大田区や品川区、目黒区などをエリアとして「城南クラブ」が発足、柴田俊生(戦前J2OS)さんや福士實(J2KM)さん、栗山晴二(J1KS)さんら戦前のハムが加わっていた。「城南クラブ」の発足時期について横瀬さんは「昭和25年ごろだったと思います。当時は自由が丘の熊野神社社務所で開催されておりました」と記憶している。

戦後、もっとも早くできたクラブは福井県の「福井県アマチュア無線研究会」と大分県の「大分無線同好会」で、ともに昭和21年(1946年)といわれている。当時の東京のアマチュア無線クラブは「城南クラブ」のほかに、城東地区の「東光クラブ」中央部分から城西にかけての「東京クラブ」の3クラブだった、と横瀬さんは言う。

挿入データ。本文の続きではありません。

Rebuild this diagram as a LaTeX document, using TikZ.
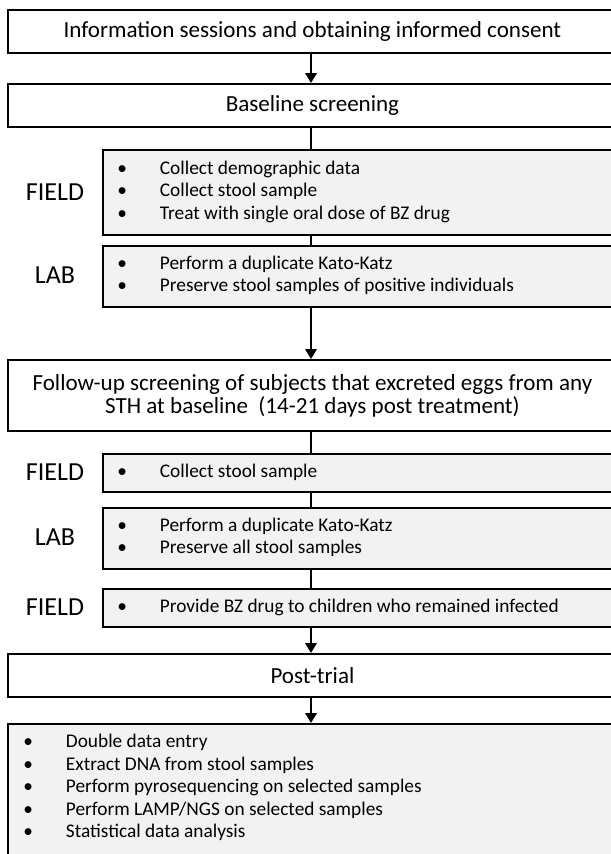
\documentclass[tikz,border=0pt]{standalone}
\usepackage{fontspec}
\setmainfont{Carlito}
\usetikzlibrary{arrows.meta}
\definecolor{boxgray}{HTML}{F2F2F2}
\newcommand{\itm}[1]{\makebox[32pt][l]{\textbullet}#1}
\begin{document}
\begin{tikzpicture}[x=0.75pt,y=-0.75pt,
  wbox/.style={draw=black, line width=1.4pt, fill=white, inner sep=0pt, anchor=north west,
     font=\fontsize{17.3}{17.25}\selectfont, align=center},
  gbox/.style={draw=black, line width=1.4pt, fill=boxgray, inner sep=0pt, anchor=north west},
  lst/.style={anchor=west, inner sep=0pt, align=left, font=\fontsize{14.5}{16.9}\selectfont},
  lbl/.style={inner sep=0pt, font=\fontsize{19.5}{22}\selectfont},
  conn/.style={line width=2.2pt},
  arr/.style={line width=2.2pt, -{Triangle[width=8.5pt,length=7.5pt]}}]
\useasboundingbox (0,0) rectangle (611,854);
\clip (0,0) rectangle (611,854);
\coordinate (sp) at (311,0);
% main boxes
\node[wbox, minimum width=456.75pt, minimum height=32.25pt] (b1) at (7,9) {Information sessions and obtaining informed consent};
\node[wbox, minimum width=456.75pt, minimum height=32.25pt] (b2) at (7,83) {Baseline screening};
\node[wbox, minimum width=456.75pt, minimum height=53.25pt] (b3) at (7,359) {Follow-up screening of subjects that excreted eggs from any\\STH at baseline~ (14-21 days post treatment)};
\node[wbox, minimum width=456.75pt, minimum height=32.25pt] (b4) at (7,653) {Post-trial};
% gray boxes
\node[gbox, minimum width=388.5pt, minimum height=63.75pt] (f1) at (102,149) {};
\node[gbox, minimum width=388.5pt, minimum height=45.75pt] (l1) at (102,245) {};
\node[gbox, minimum width=388.5pt, minimum height=28.5pt] (f2) at (102,453) {};
\node[gbox, minimum width=388.5pt, minimum height=45.75pt] (l2) at (102,507) {};
\node[gbox, minimum width=388.5pt, minimum height=28.5pt] (f3) at (102,588) {};
\node[gbox, minimum width=460pt, minimum height=200pt] (b5) at (7,723) {};
% labels
\node[lbl] (lf1) at (55,192) {FIELD};
\node[lbl] (ll1) at (55,275.5) {LAB};
\node[lbl] (lf2) at (55,472) {FIELD};
\node[lbl] (ll2) at (55,537.5) {LAB};
\node[lbl] (lf3) at (55,607) {FIELD};
% list texts
\node[lst] (tf1) at (117,191.5) {\itm{Collect demographic data}\\\itm{Collect stool sample}\\\itm{Treat with single oral dose of BZ drug}};
\node[lst] (tl1) at (117,275.5) {\itm{Perform a duplicate Kato-Katz}\\\itm{Preserve stool samples of positive individuals}};
\node[lst] (tf2) at (117,472) {\itm{Collect stool sample}};
\node[lst] (tl2) at (117,537.5) {\itm{Perform a duplicate Kato-Katz}\\\itm{Preserve all stool samples}};
\node[lst] (tf3) at (117,607) {\itm{Provide BZ drug to children who remained infected}};
\node[lst] (tb5) at (23,787.5) {\itm{Double data entry}\\\itm{Extract DNA from stool samples}\\\itm{Perform pyrosequencing on selected samples}\\\itm{Perform LAMP/NGS on selected samples}\\\itm{Statistical data analysis}};
% connectors
\draw[arr] (b1.south -| sp) -- (b2.north -| sp);
\draw[conn] (b2.south -| sp) -- (f1.north -| sp);
\draw[conn] (f1.south -| sp) -- (l1.north -| sp);
\draw[arr] (l1.south -| sp) -- (b3.north -| sp);
\draw[conn] (b3.south -| sp) -- (f2.north -| sp);
\draw[conn] (f2.south -| sp) -- (l2.north -| sp);
\draw[conn] (l2.south -| sp) -- (f3.north -| sp);
\draw[arr] (f3.south -| sp) -- (b4.north -| sp);
\draw[arr] (b4.south -| sp) -- (b5.north -| sp);
\end{tikzpicture}
\end{document}
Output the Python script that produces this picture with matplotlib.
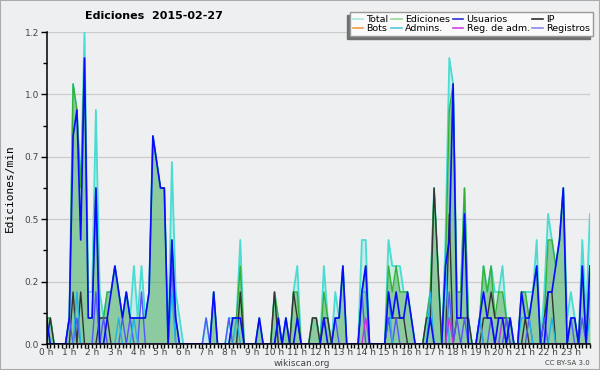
import matplotlib
matplotlib.use('Agg')

import matplotlib.pyplot as plt
import numpy as np
from matplotlib.lines import Line2D
from matplotlib.patches import Rectangle
from matplotlib.transforms import IdentityTransform

# edits per minute, one value per 10-minute slot (00:00 ... 23:50), 12 slots per row
total = [
    .1, .1, 0, 0, 0, 0, .1, 1.0, .9, .6, 1.2, .2,
    .2, .9, .2, .1, .2, .2, .3, .2, .1, .2, .1, .3,
    .1, .3, .1, .2, .8, .7, .6, .6, 0, .7, .2, .1,
    0, 0, 0, 0, 0, 0, .1, 0, .2, 0, 0, 0,
    .1, .1, .1, .4, 0, 0, 0, 0, .1, 0, 0, 0,
    .2, .1, 0, .1, 0, .2, .3, 0, 0, 0, .1, .1,
    0, .3, .1, 0, .2, .1, .3, 0, 0, 0, 0, .4,
    .4, 0, 0, 0, 0, 0, .4, .3, .3, .3, .2, .2,
    .1, 0, 0, 0, .1, .2, .6, .3, 0, .4, 1.1, 1.0,
    .2, .2, .6, .1, 0, 0, .1, .3, .2, .3, .2, .2,
    .3, .1, .1, 0, 0, .2, .2, .2, .2, .4, 0, .2,
    .5, .4, .3, .4, .6, .1, .2, .1, 0, .4, .1, .5,
]
ediciones = [
    .1, .1, 0, 0, 0, 0, .1, 1.0, .9, .6, 1.1, .1,
    .1, .6, .1, .1, .2, .2, .3, .2, .1, .2, .1, .1,
    .1, .1, .1, .2, .8, .7, .6, .6, 0, .4, .1, 0,
    0, 0, 0, 0, 0, 0, 0, 0, .2, 0, 0, 0,
    0, .1, .1, .3, 0, 0, 0, 0, .1, 0, 0, 0,
    .2, .1, 0, .1, 0, .2, .2, 0, 0, 0, .1, .1,
    0, .2, .1, 0, .1, .1, .3, 0, 0, 0, 0, .2,
    .3, 0, 0, 0, 0, 0, .3, .2, .3, .2, .2, .2,
    .1, 0, 0, 0, .1, .2, .6, .3, 0, .3, .9, 1.0,
    .2, .2, .6, .1, 0, 0, .1, .3, .2, .3, .1, .2,
    .2, .1, .1, 0, 0, .2, .2, .1, .2, .3, 0, .1,
    .4, .4, .3, .4, .6, 0, .1, .1, 0, .3, 0, .3,
]
usuarios = [
    .1, 0, 0, 0, 0, 0, .1, .8, .9, .4, 1.1, .1,
    .1, .6, 0, 0, .1, .2, .3, .2, .1, .2, .1, .1,
    .1, .1, .1, .2, .8, .7, .6, .6, 0, .4, .1, 0,
    0, 0, 0, 0, 0, 0, 0, 0, .2, 0, 0, 0,
    0, .1, .1, .1, 0, 0, 0, 0, .1, 0, 0, 0,
    0, .1, 0, .1, 0, 0, .1, 0, 0, 0, 0, 0,
    0, .1, 0, 0, .1, .1, .3, 0, 0, 0, 0, .2,
    .3, 0, 0, 0, 0, 0, .2, .1, .2, .1, .1, .2,
    .1, 0, 0, 0, 0, .1, 0, 0, 0, .3, .4, 1.0,
    .1, .1, .5, 0, 0, 0, .1, .2, .1, .1, 0, .1,
    .1, 0, .1, 0, 0, .2, .1, .1, .2, .3, 0, 0,
    .2, .2, .3, .4, .6, 0, .1, .1, 0, .3, 0, .3,
]
ip = [
    0, .1, 0, 0, 0, 0, 0, .2, 0, .2, 0, 0,
    0, 0, .1, .1, .1, 0, 0, 0, 0, 0, 0, 0,
    0, 0, 0, 0, 0, 0, 0, 0, 0, 0, 0, 0,
    0, 0, 0, 0, 0, 0, 0, 0, 0, 0, 0, 0,
    0, 0, 0, .2, 0, 0, 0, 0, 0, 0, 0, 0,
    .2, 0, 0, 0, 0, .2, .1, 0, 0, 0, .1, .1,
    0, .1, .1, 0, 0, 0, 0, 0, 0, 0, 0, 0,
    0, 0, 0, 0, 0, 0, .1, .1, .1, .1, .1, 0,
    0, 0, 0, 0, .1, .1, .6, .3, 0, 0, .5, 0,
    .1, .1, .1, .1, 0, 0, 0, .1, .1, .2, .1, .1,
    .1, .1, 0, 0, 0, 0, .1, 0, 0, 0, 0, .1,
    .2, .2, 0, 0, 0, 0, 0, 0, 0, 0, 0, 0,
]
bots = [0] * 144
admins = [
    0, 0, 0, 0, 0, 0, 0, 0, .2, 0, 0, 0,
    0, 0, 0, 0, 0, 0, 0, .1, 0, 0, 0, .1,
    0, 0, 0, 0, 0, 0, 0, 0, 0, .2, 0, 0,
    0, 0, 0, 0, 0, 0, 0, 0, 0, 0, 0, 0,
    0, 0, .1, 0, 0, 0, 0, 0, 0, 0, 0, 0,
    0, 0, 0, 0, 0, 0, 0, 0, 0, 0, 0, 0,
    0, 0, 0, 0, 0, 0, 0, 0, 0, 0, 0, .2,
    .2, 0, 0, 0, 0, 0, .2, 0, 0, 0, 0, 0,
    0, 0, 0, 0, 0, .2, 0, 0, 0, .3, 0, 0,
    0, 0, 0, 0, 0, 0, .1, 0, 0, 0, 0, 0,
    .1, 0, 0, 0, 0, .1, .1, .1, 0, 0, 0, 0,
    0, .1, 0, 0, 0, 0, 0, 0, 0, 0, 0, .1,
]
reg_adm = [
    0, 0, 0, 0, 0, 0, 0, 0, 0, 0, 0, 0,
    0, 0, 0, 0, 0, 0, 0, 0, 0, 0, 0, 0,
    0, 0, 0, 0, 0, 0, 0, 0, 0, 0, 0, 0,
    0, 0, 0, 0, 0, 0, 0, 0, 0, 0, 0, 0,
    0, 0, 0, 0, 0, 0, 0, 0, 0, 0, 0, 0,
    0, 0, 0, 0, 0, 0, 0, 0, 0, 0, 0, 0,
    0, 0, 0, 0, 0, 0, 0, 0, 0, 0, 0, 0,
    .1, 0, 0, 0, 0, 0, 0, 0, 0, 0, 0, 0,
    0, 0, 0, 0, 0, 0, 0, 0, 0, 0, .1, 0,
    0, 0, 0, 0, 0, 0, 0, 0, 0, 0, 0, 0,
    .1, 0, 0, 0, 0, 0, 0, 0, 0, 0, 0, 0,
    0, 0, 0, 0, 0, 0, 0, 0, 0, 0, 0, 0,
]
registros = [
    0, 0, 0, 0, 0, 0, .1, 0, .1, 0, 0, 0,
    0, .2, 0, .1, 0, 0, 0, 0, .1, 0, .1, 0,
    0, .2, 0, 0, 0, 0, 0, 0, 0, .3, 0, 0,
    0, 0, 0, 0, 0, 0, .1, 0, 0, 0, 0, 0,
    .1, 0, 0, 0, 0, 0, 0, 0, 0, 0, 0, 0,
    0, .1, 0, 0, 0, 0, 0, 0, 0, 0, 0, 0,
    0, 0, 0, 0, .1, 0, 0, 0, 0, 0, 0, .2,
    0, 0, 0, 0, 0, 0, .1, 0, .1, 0, 0, 0,
    0, 0, 0, 0, 0, 0, 0, 0, 0, 0, .2, 0,
    .1, 0, .1, 0, 0, 0, .1, 0, 0, .1, 0, 0,
    0, .1, 0, 0, 0, 0, 0, .1, 0, 0, 0, .1,
    0, 0, 0, 0, 0, 0, .1, 0, 0, .1, 0, .2,
]
hour_labels = [f'{h} h' for h in range(24)]
y_ticks = [0, 0.24, 0.48, 0.72, 0.96, 1.2]

x = np.arange(len(total))
bg = '#eeeff0'

fig = plt.figure(figsize=(6, 3.7), dpi=100, facecolor=bg)
ax = fig.add_axes([46.5 / 600, 26 / 370, 543.4 / 600, 312 / 370])
ax.set_facecolor(bg)

# filled series
ax.fill_between(x, total, color='#40e0d0', alpha=0.22, lw=0)
ax.plot(x, total, color='#48dcd2', lw=1.3)
ax.fill_between(x, ediciones, color='#3aa03a', alpha=0.42, lw=0)
ax.plot(x, ediciones, color='#34b034', lw=1.0)

# line series
ax.plot(x, bots, color='#ff9933', lw=1.0)
ax.plot(x, ip, color='#333333', lw=1.0)
ax.plot(x, registros, color='#5555ff', lw=1.0)
ax.plot(x, admins, color='#1eb4e6', lw=1.0)
ax.plot(x, reg_adm, color='#cc33dd', lw=1.0)
ax.plot(x, usuarios, color='#0a0aff', lw=1.2)

ax.set_xlim(0, len(total) - 1)
ax.set_ylim(0, 1.2)
ax.set_xticks(np.arange(0, 144, 6))
ax.set_xticklabels(hour_labels)
ax.set_xticks(np.arange(0, 144), minor=True)
ax.set_yticks(y_ticks)
ax.set_yticklabels([f'{v:.1f}' for v in y_ticks])
ax.set_yticks(np.arange(0, 1.21, 0.12), minor=True)
ax.tick_params(axis='both', which='major', labelsize=6.5, labelcolor='#444444',
               length=4, width=1)
ax.tick_params(axis='x', which='major', length=3, pad=0)
ax.tick_params(axis='y', which='major', pad=1.5)
ax.tick_params(axis='both', which='minor', length=3, width=1)
ax.grid(axis='y', color='#cccccc', lw=0.9)
ax.set_axisbelow(True)
for s in ['top', 'right']:
    ax.spines[s].set_visible(False)
for s in ['left', 'bottom']:
    ax.spines[s].set_linewidth(1.1)

fig.text(85 / 600, 1 - 16 / 370, 'Ediciones  2015-02-27', fontsize=8,
         fontweight='bold', ha='left', va='center')
fig.text(10 / 600, 1 - 188 / 370, 'Ediciones/min', rotation=90, fontsize=8,
         family='DejaVu Sans Mono', ha='center', va='center')
fig.text(302 / 600, 1 - 363 / 370, 'wikiscan.org', fontsize=6.5,
         color='#444444', ha='center', va='center')
fig.text(590 / 600, 1 - 363 / 370, 'CC BY-SA 3.0', fontsize=5,
         color='#444444', ha='right', va='center')

labels = ['Total', 'Bots', 'Ediciones', 'Admins.', 'Usuarios', 'Reg. de adm.', 'IP', 'Registros']
colors = ['#a8e8e0', '#f0a040', '#98d898', '#50c8e0', '#3030d0', '#d040e0', '#303030', '#8888f0']
handles = [Line2D([], [], color=c, lw=1.2) for c in colors]
leg = fig.legend(handles, labels, ncol=4, loc='upper right',
                 bbox_to_anchor=(593 / 600, 1 - 12 / 370), fontsize=6.8,
                 fancybox=False, edgecolor='#999999', facecolor='#fafafa',
                 framealpha=1, handlelength=1.1, handletextpad=0.35,
                 columnspacing=0.3, labelspacing=0.05, borderpad=0.3,
                 borderaxespad=0)
leg.set_zorder(6)

# shadow offset to the lower left, like the original
fig.canvas.draw()
bb = leg.get_window_extent()
fig.patches.append(Rectangle((bb.x0 - 3, bb.y0 - 3), bb.width, bb.height,
                             transform=IdentityTransform(), color='#707070',
                             zorder=5))
# thin frame round the image
fig.patches.append(Rectangle((0, 0), 1, 1, transform=fig.transFigure,
                             fill=False, edgecolor='#aaaaaa', lw=1.5, zorder=10))

fig.savefig('out.png', dpi=100, facecolor=bg)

「その後、ハムの数が増えるにともない城南クラブは城南、大井町、蒲田の3クラブに分かれるなど、東京のクラブも急速にクラブの数が増えた」と横瀬さんは記憶をよみがえらせてくれた。「城南クラブ」の会員となった横瀬さんは「戦前からのベテランハムの方にいろいろと教えを受けました。柴田さんの家にはよく行き、わからないことはなんでも聞きました」という。

このクラブでの元ハムとの交流から横瀬さんは、はっきりとアマチュア無線を目指すようになっていく。近くに先輩ハムが何人もおり、必要な部品や材料を売っている秋葉原が近くにあるのは東京のラジオ少年にとっての特典だった。地方のラジオ少年の多くは、ラジオ雑誌を唯一の参考にラジオを組み立てていた。なかには、アマチュア無線が再開され、試験が行われたことも知らないハム志望者もいた。

[日大工学部入学]

昭和26年(1951年)横瀬さんは日本大学工学部電気工学科に入学した。日大は戦前もアマチュア無線は盛んであり、戦前のハムには村井洪(戦前J2MI、後JA1AC)さんがいたが、その伝統が続いていた。横瀬さんは、すでにレベルの高いラジオ受信機を組立て、アマチュア無線の再開を前に、BCL(海外短波放送の受信)に熱中していた。

しかし、当時の日大には「アマチュア無線のクラブとしての集まりは無かったようで、さらに私達が卒業した後には仲間としての集まりも無くなってしまったようだ」と横瀬さんはいう。その理由として「千葉県の習志野に大きな学園ができ、工学部が理工学部になりわれわれのいた駿河台は電気工学、習志野は通信工学、情報工学にわかれてしまったためではないか」と横瀬さんは分析する。

横瀬さんがアマチュア無線技士の受験をしたのは日大時代である。すでに送信機の技術理論、構造、回路も暗記するまでになり、組立てる技術も身につけていた。しかし、戦後初のアマチュア無線技士の受験について「城南クラブの会員や大学の友達から、受けてみろと勧められたが、どんな問題がでるのかわからない。なにしろ、第一回の試験であり参考にする問題集もなかった。そのため、あらゆる本を読みまくった」と横瀬さんは当時を振り返る。